В Ниццу я в тот день не попал, зато с тех пор сэкономил массу нервов и времени, не становясь за французами в очередь. Нигде, кроме булочных. Там они не разговаривают, потому что торопятся поскорее начать есть свежий хрустящий хлеб. Ну разве там как дела, давно вас не видно, как здоровье вашей собачки – но это ерунда, так, минут на пятнадцать.
15 минут в Париже
В моем списке туристических дел на последний день значились:
1. Мона Лиза
2. Импрессионисты
3. Венера Милосская
4. Эйфелева башня
5. Триумфальная арка
6. Люксембургский сад
7. Нотр-Дам-де-Пари
8. Французское вино
9. Сыр (бри и камамбер)
Так как времени оставалось впритык, список пришлось сокращать.

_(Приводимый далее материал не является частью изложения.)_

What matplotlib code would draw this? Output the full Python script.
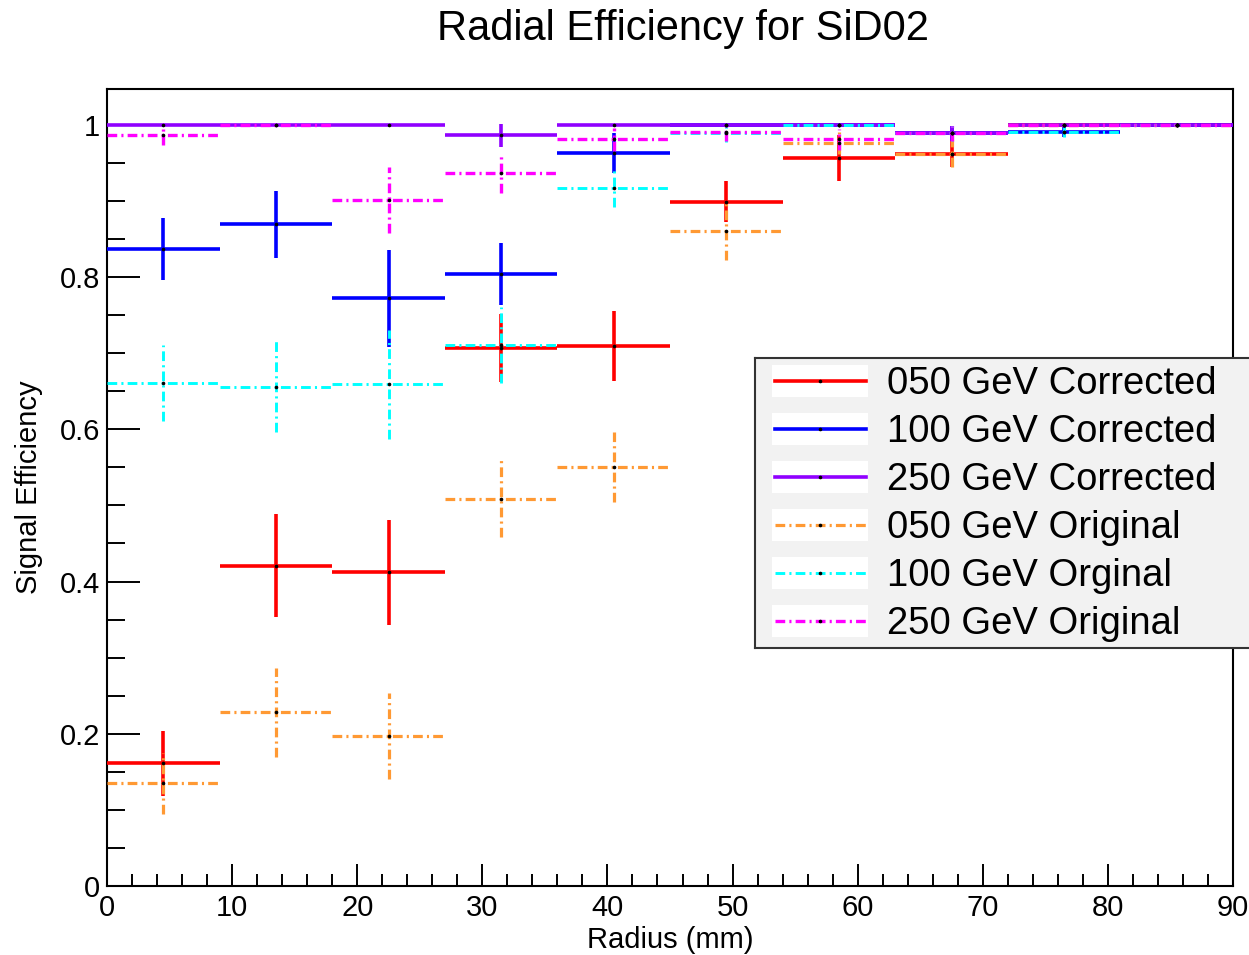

Рекомендации: сначала выбрасываете все, что раньше видели на открытках и в книжках (пункты 1, 3, 4, 5), потом – то, что слышали (п. 6 – Джо Дассен, п. 7 – В.Петкун), затем начинаете с самого важного.
В любом, но обязательно маленьком магазинчике в центре Парижа покупаете бутылку сухого вина – из тех, что стоят в отделе, где продают сыр, и две круглые упаковочки самого сыра. Все про все обойдется от пяти до ста евро, причем разницы при поедании на природе не заметит никто. Я потратил шесть евро и три минуты. После этого быстрым шагом идете в любом направлении, пока не видите решетчатый забор. Это будет какой-нибудь исторический сад (в моем случае – сад Тюильри). Садитесь на скамейку и, никого не стесняясь, выпиваете вино, заедая его сыром. Это (с учетом дружеских кивков от прохожих, которые думают, что вы – свой, французский) займет еще пять минут. Встаете и по дороге к выходу видите надпись «Оранжерея», а под ней – вывеску «Коллекция». Заходите из чистого любопытства и оказываетесь в маленьком музее, который жадные французы прячут от иностранцев под видом садового домика. Там – одно из лучших собраний импрессионистов, а на верхнем этаже по всем стенам – «Лилии» Клода Моне. Каждая – три на десять метров. Если бы мне сказали, что после посещения Парижа умирать нужно обязательно, то последнюю минуту я провел бы там, в комнате с лилиями, с половиной бутылки Chateau Talbot и с малознакомой рыжей девчонкой лет двадцати трех.